«Siamo qui oggi a ricordare quanto avvenne la notte del 29 gennaio 1942, quando oltre duemila italiani di Crimea insediati a Kerch vennero deportati nel gulag di Karaganda (grande come il Piemonte e la Lombardia messi assieme, ndr) per ritorsione in quanto l’Italia, alleata della Germania, aveva invaso l’Unione Sovietica. Parliamo di oltre duemila persone, ne tornarono 180». Le parole di Corrado Sforza Fogliani risuonano dalla cripta della Basilica di San Colombano, di fianco al quattrocentesco sarcofago dell’abate irlandese che nel 614 fondò l’omonimo monastero, parole pronunciate per ricordare un genocidio per settant’anni dimenticato. Un omaggio che l’Associazione dei Liberali Piacentini Luigi Einaudi ha organizzato unendolo ad una visita guidata alla città d’arte della Valtrebbia. La comitiva, con ampia rappresentanza di iscritti e simpatizzanti dell’Associazione, è stata ricevuta dal sindaco Roberto Pasquali e dal parroco don Paolo Cignatta, che ha fatto da Cicerone coadiuvato dalla professoressa Mariuccia Ghiano.
«Ringrazio don Paolo, il sindaco, la comunità bobbiese che hanno reso possibile questo momento di ricordo – ha proseguito Sforza – e ringrazio voi che siete intervenuti.

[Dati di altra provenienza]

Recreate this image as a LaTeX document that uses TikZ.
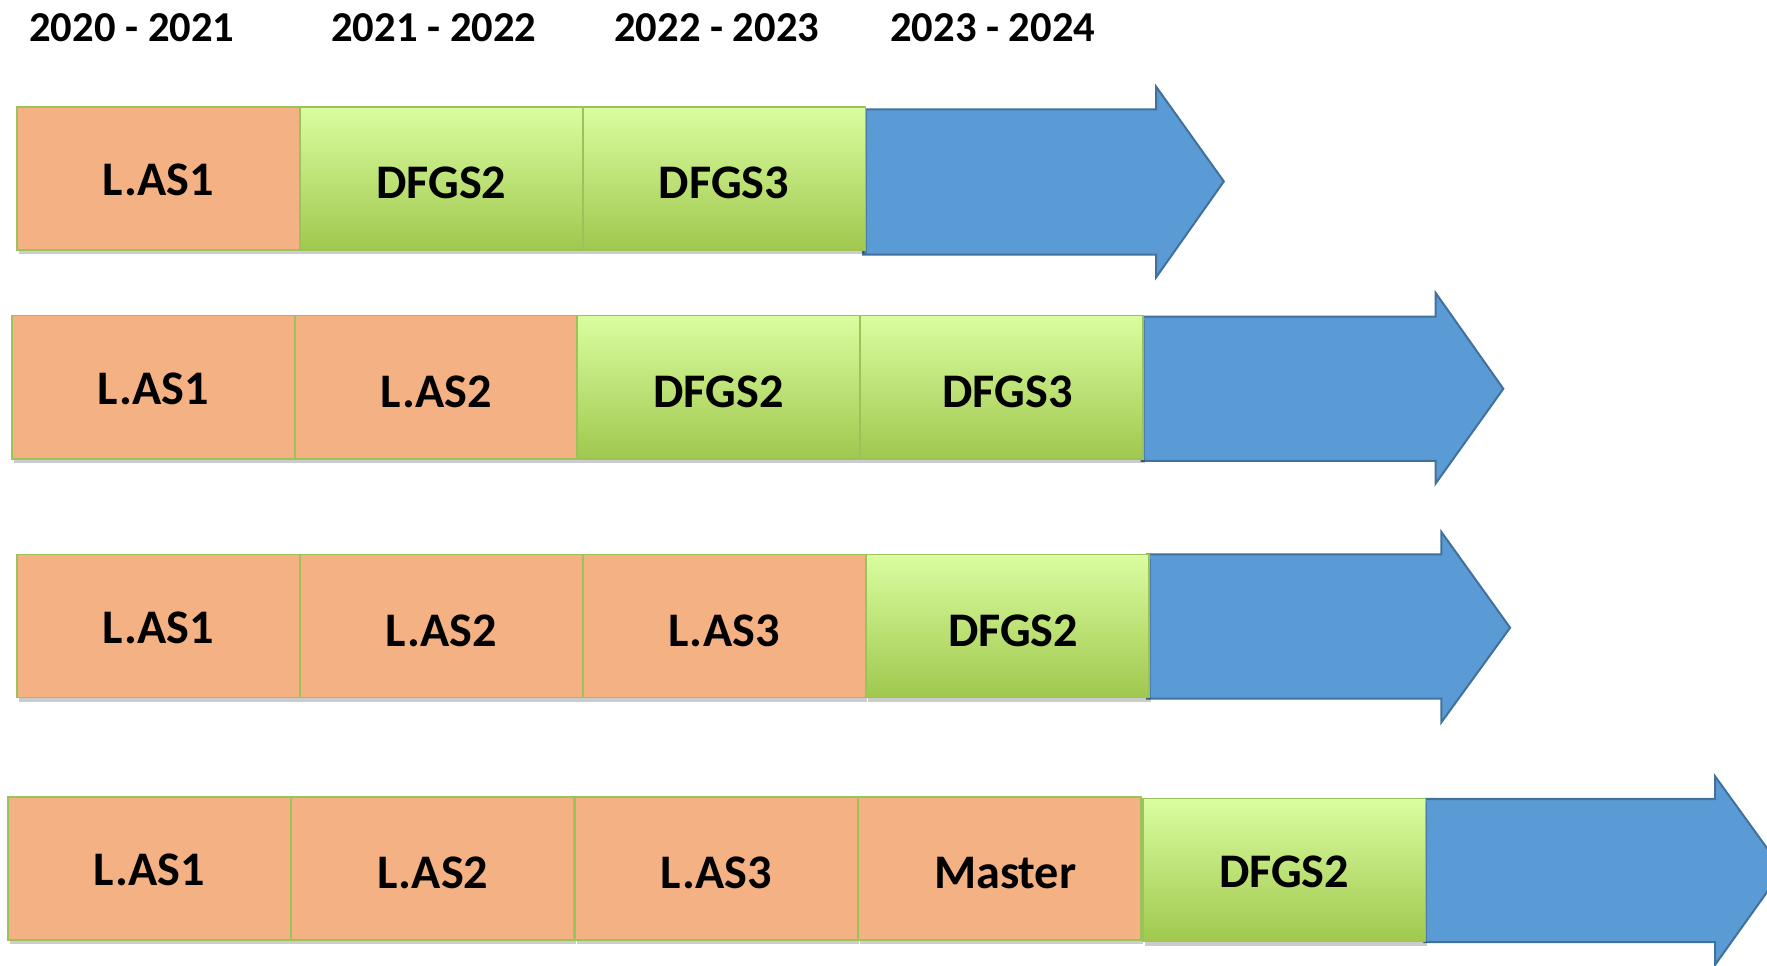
\documentclass[tikz,border=0pt]{standalone}
\usepackage{fontspec}
\setmainfont{Carlito}
\usetikzlibrary{shadows}
\definecolor{orangefill}{RGB}{244,177,131}
\definecolor{boxline}{RGB}{155,195,90}
\definecolor{greentop}{RGB}{218,253,160}
\definecolor{greenbot}{RGB}{160,200,78}
\definecolor{arrowfill}{RGB}{91,155,213}
\definecolor{arrowline}{RGB}{65,113,156}
\tikzset{
  basebox/.style={draw=boxline, line width=0.8pt, inner sep=0pt,
    minimum width=125.5pt, minimum height=63.5pt,
    font=\fontsize{21.4}{24}\selectfont\bfseries,
    text height=17.8pt, text depth=0pt,
    drop shadow={shadow xshift=0.8pt, shadow yshift=-1.8pt, opacity=0.2, fill=black}},
  firstcol/.style={text height=15.3pt},
  shiftr/.style={execute at begin node={\hspace*{5pt}}},
  obox/.style={basebox, fill=orangefill},
  gbox/.style={basebox, top color=greentop, bottom color=greenbot},
  bigarrow/.style={fill=arrowfill, draw=arrowline, line width=0.9pt, line join=miter},
  year/.style={font=\fontsize{18.9}{22}\selectfont\bfseries, inner sep=0pt}
}
\begin{document}
\begin{tikzpicture}[x=0.5pt, y=-0.5pt]
\clip (0,0) rectangle (1568,857);
\fill[white] (0,0) rectangle (1568,857);
% years
\node[year] (y1) at (117,25) {2020 - 2021};
\node[year] (y2) at (385,25) {2021 - 2022};
\node[year] (y3) at (636,25) {2022 - 2023};
\node[year] (y4) at (881,25) {2023 - 2024};
% arrows (drawn first, boxes over them)
\draw[bigarrow] (766,97) -- (1026,97) -- (1026,77) -- (1086,161) -- (1026,246) -- (1026,226) -- (766,226) -- cycle;
\draw[bigarrow] (1013,281) -- (1274,281) -- (1274,260) -- (1334,345) -- (1274,429) -- (1274,409) -- (1013,409) -- cycle;
\draw[bigarrow] (1018,492) -- (1279,492) -- (1279,472) -- (1340,557) -- (1279,641) -- (1279,620) -- (1018,620) -- cycle;
\draw[bigarrow] (1264,709) -- (1522,709) -- (1522,689) -- (1582,772) -- (1522,856) -- (1522,836) -- (1264,836) -- cycle;
% row 1
\node[obox, firstcol] (r1a) at (140.5,158.5) {L.AS1};
\node[gbox] (r1b) at (391.5,158.5) {DFGS2};
\node[gbox] (r1c) at (642.5,158.5) {DFGS3};
% row 2
\node[obox, firstcol] (r2a) at (136,343.5) {L.AS1};
\node[obox] (r2b) at (387,343.5) {L.AS2};
\node[gbox] (r2c) at (637.5,343.5) {DFGS2};
\node[gbox, shiftr] (r2d) at (889,343.5) {DFGS3};
% row 3
\node[obox, firstcol] (r3a) at (140.5,555.5) {L.AS1};
\node[obox] (r3b) at (391.5,555.5) {L.AS2};
\node[obox] (r3c) at (642.5,555.5) {L.AS3};
\node[gbox, shiftr] (r3d) at (894,555.5) {DFGS2};
% row 4
\node[obox, firstcol] (r4a) at (132.5,770.5) {L.AS1};
\node[obox] (r4b) at (384,770.5) {L.AS2};
\node[obox] (r4c) at (635.5,770.5) {L.AS3};
\node[obox, shiftr] (r4d) at (887,770.5) {Master};
\node[gbox, firstcol] (r4e) at (1139.5,772) {DFGS2};
\end{tikzpicture}
\end{document}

Non a caso questa commemorazione avviene il giorno successivo alla conclusione del Festival della cultura della libertà e non a caso si fa sul cammino di San Colombano che amava dire: “Se togli la libertà togli la dignità”». Il presidente di Assopopolari (associazione che ha finanziato una ricerca nel gulag di Karaganda che ha portato alla luce lo sterminio degli italiani di Crimea e quello dei soldati dell’Armir, tra i quali si è scoperto un reduce piacentino ancora vivente, il 96enne Pietro Amani: «Pensate – ha rimarcato Sforza – che mai nessuna entità istituzionale ha ricordato questa persona. L’abbiamo fatta conoscere noi portandola a Palazzo Galli») ha poi definito «scandaloso» che il pensiero unico abbia tenuto nascosto il genocidio degli italiani di Crimea e quello armeno. «Sabato scorso è stata ricordata la giornata della memoria. E’ giusto che si portino i ragazzi a vedere le ignominie compiute in nome del nazional-socialismo, perché questo era quel che oggi chiamano nazismo, ma è vergognoso che si dicano mezze verità su fatti di non minore gravità». Sforza ha ricordato che ora gli italiani di Crimea sono riuniti in associazione e grazie ad un incontro “fortuito” con Putin quando venne in Crimea a ricevere Berlusconi, hanno ottenuto lo status di vittime di genocidio, che comporta il riconoscimento di risarcimenti per i danni subiti al tempo con gli espropri di tutte le loro proprietà.
E riprendendo il discorso di cose dette e non dette, Corrado Sforza Fogliani è tornato sul Festival della cultura della libertà: «E’ stato un seccesso. Per due giorni abbiamo sentito cose che abitualmente in Italia non vengono dette, giuste o sbagliate che siano. Ricordo quel che disse Luigi Einaudi nel suo discorso d’insediamento da presidente della Repubblica: “Quello che mi dispiace, è che non potrò più avere il piacere di cambiare idea davanti alle argomentazioni dei miei avversari politici nei dibattiti parlamentari”».
La giornata è proseguita con la visita all’Abbazia, al suo museo, al museo d’arte contemporanea Mazzolini, alla Cattedrale e al museo della Cattedrale. Una visita (conclusa con il pranzo al Ristorante Giardino) davvero interessante, che ha ricordato a tutti che scrigno di tesori d’arte sia Bobbio. E Corrado Sforza ha al termine annunciato che la commemorazione del genocidio degli italiani di Crimea avverrà anche il 29 gennaio del prossimo anno, sempre a Bobbio, con l’intenzione di farlo diventare un appuntamento fisso.